С точки зрения Бланшо, первоочередная задача Малларме – «переложить то чужеродное, что уже есть в языке, но мало того, переложить на такой язык, который никогда не дан тебе… как дается родной: это некая ритмическая траектория, где важен лишь переход, напряжение, модуляция, а вовсе не точки, которые при этом минуешь, не пределы, которые не определяют здесь решительно ничего. Тем самым поэзия становится как бы воплощенной тягой к переводу…»[187]
Именно поэтому, говорит Бланшо, «поэтом бывают в тот день и час, когда стихотворение дарит тебе минутное существование (отнимая его в тот же миг, как только ты обеспечил связь слова с неведомым, которое в тебе не нуждается или попросту развеивает тебя в прах… Поэт – такого человека, – (саркастически замечал Артюр Рембо. – А. А.), – никогда не существовало»[188].

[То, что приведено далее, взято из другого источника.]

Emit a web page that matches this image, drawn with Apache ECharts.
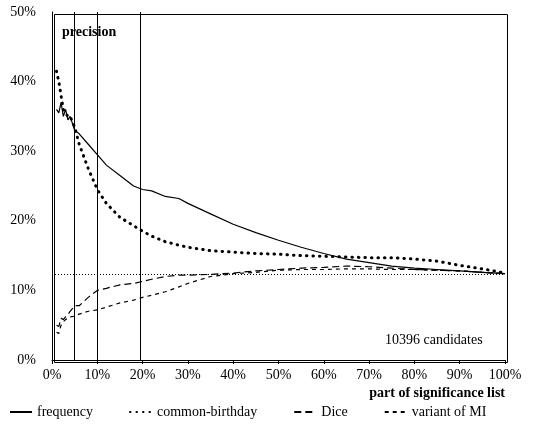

Вновь хочу обратиться к Штрандбергу. Он пишет, что в античности существовало единое обозначение и написанного слова, и могилы – sema. «Платон связывал это двойное значение с орфическим культом, показывая, что очищение орфиками своих душ и тел было в известном смысле подготовкой к переселению в высшие сферы, то есть в сферы смерти. Орфический поэт – пилигрим смерти, которая должна быть понята как начало новой жизни или другой формы существования. И эскапист Т. С. Элиот в период цикла “Бесплодная земля” пришел к убеждению, что, только растворившись, погибнув философски, художественно, эмоционально в стихии поэтического языка, можно обрести путь к спасению»[189]. Так достойны ли мы сегодня поэзии? «Способ спрашивания о ничто, – замечал Хайдеггер, – может служить мерой и приметой способа спрашивания о сущем»[190].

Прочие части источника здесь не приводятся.